Greenwald is furious at the FISA
What's particularly amazing about this whole process is that the House leadership unveiled this bill for the first time today -- and then scheduled the vote on it for tomorrow. No hearings. Nothing. They all have less than 24 hours to "read" the bill and decide whether to eviscerate the rule of law and the Fourth Amendment. I recall Democrats long complaining that they were only given one day before being forced back in September, 2001 to vote on the Patriot Act, yet here they are -- even without the excuse of the 9/11 attack -- doing that to themselves. I'm sure their votes tomorrow will be the by-product of a very conscientious, thoughtful and diligent review of this lengthy bill -- just as thoughtful as Pelosi's review was before she whimsically pronounced that it's all just six of one, half dozen of the other.
I feel less strongly about the telecom companies' retroactive immunity than I do about the sweep of surveillance that the bill appears to endorse.
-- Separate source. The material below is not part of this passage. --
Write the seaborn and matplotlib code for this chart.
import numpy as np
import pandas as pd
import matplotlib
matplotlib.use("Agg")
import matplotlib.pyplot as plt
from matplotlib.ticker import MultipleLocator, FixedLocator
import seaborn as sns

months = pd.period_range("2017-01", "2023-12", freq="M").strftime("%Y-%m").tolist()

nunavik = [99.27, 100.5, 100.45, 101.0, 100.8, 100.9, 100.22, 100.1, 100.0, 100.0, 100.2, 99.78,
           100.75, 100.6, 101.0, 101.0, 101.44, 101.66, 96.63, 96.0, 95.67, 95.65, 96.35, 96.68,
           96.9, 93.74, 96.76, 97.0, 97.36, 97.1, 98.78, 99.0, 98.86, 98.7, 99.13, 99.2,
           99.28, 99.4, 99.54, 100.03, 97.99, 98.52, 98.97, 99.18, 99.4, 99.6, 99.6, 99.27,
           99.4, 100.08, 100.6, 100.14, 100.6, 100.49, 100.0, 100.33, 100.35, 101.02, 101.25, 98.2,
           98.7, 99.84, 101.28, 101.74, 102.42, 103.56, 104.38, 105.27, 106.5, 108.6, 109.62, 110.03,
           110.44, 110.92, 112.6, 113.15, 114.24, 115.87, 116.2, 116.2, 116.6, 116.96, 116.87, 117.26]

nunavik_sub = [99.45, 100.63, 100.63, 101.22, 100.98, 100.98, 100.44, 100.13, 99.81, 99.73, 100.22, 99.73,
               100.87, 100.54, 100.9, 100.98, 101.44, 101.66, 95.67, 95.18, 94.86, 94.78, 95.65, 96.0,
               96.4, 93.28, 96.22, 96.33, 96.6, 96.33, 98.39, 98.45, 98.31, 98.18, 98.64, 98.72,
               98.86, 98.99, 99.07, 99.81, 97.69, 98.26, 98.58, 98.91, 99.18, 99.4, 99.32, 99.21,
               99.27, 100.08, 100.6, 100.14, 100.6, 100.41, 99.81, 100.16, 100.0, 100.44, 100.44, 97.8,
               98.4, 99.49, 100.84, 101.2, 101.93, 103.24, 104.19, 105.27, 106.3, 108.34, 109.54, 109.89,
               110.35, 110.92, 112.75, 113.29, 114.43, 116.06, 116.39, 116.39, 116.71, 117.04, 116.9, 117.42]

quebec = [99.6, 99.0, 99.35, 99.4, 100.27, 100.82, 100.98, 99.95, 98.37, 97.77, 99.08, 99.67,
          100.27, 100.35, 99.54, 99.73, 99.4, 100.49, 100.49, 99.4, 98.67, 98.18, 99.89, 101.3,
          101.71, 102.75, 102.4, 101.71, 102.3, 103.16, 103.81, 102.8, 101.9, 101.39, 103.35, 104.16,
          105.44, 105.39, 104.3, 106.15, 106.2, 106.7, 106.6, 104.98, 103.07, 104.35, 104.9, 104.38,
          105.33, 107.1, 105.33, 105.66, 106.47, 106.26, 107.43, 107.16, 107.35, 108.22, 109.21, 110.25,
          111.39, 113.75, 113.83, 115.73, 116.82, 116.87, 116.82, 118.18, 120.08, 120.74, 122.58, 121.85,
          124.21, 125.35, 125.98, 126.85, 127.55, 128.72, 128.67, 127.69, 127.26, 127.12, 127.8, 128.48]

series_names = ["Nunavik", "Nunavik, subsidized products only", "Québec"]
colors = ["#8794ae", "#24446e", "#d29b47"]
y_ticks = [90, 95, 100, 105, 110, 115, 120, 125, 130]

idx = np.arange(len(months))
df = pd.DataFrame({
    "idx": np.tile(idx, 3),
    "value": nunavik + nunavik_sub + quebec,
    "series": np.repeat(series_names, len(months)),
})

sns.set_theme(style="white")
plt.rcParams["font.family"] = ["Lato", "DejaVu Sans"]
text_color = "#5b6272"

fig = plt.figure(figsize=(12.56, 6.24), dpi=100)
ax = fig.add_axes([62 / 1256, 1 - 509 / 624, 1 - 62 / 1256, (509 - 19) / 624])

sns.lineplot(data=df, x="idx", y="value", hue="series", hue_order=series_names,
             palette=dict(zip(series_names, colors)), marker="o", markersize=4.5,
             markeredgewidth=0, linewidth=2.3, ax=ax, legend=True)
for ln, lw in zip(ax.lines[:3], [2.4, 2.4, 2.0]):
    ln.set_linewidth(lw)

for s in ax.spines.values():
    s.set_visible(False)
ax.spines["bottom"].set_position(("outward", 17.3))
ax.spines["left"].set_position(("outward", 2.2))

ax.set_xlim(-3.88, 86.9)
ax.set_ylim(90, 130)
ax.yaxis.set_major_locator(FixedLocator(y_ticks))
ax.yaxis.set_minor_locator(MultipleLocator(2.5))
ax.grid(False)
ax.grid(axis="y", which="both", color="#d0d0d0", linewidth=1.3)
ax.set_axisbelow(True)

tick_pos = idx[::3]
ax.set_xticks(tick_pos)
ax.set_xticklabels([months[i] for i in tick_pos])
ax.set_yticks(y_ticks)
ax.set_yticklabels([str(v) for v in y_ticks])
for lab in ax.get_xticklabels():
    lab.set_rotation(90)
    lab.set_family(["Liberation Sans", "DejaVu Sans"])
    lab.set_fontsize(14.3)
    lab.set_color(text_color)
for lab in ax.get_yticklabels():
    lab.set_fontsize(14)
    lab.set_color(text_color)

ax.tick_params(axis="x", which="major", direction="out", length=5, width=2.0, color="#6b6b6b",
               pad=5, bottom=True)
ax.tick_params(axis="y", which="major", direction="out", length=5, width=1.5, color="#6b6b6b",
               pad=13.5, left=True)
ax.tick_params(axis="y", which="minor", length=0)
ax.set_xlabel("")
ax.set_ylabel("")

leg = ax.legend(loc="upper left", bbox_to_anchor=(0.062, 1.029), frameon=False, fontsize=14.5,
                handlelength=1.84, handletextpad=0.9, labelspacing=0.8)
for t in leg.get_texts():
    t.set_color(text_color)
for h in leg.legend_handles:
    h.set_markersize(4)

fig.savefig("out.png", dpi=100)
Here's the NYT summary:
The deal, expanding the government’s powers in some key respects, would allow intelligence officials to use broad warrants to eavesdrop on foreign targets and conduct emergency wiretaps without court orders on American targets for a week if it is determined important national security information would be lost otherwise.
Still: I'm not as livid as Glenn. At least the White House appears to have conceded that the Congress has the final say on what is and what is not legal in eavesdropping.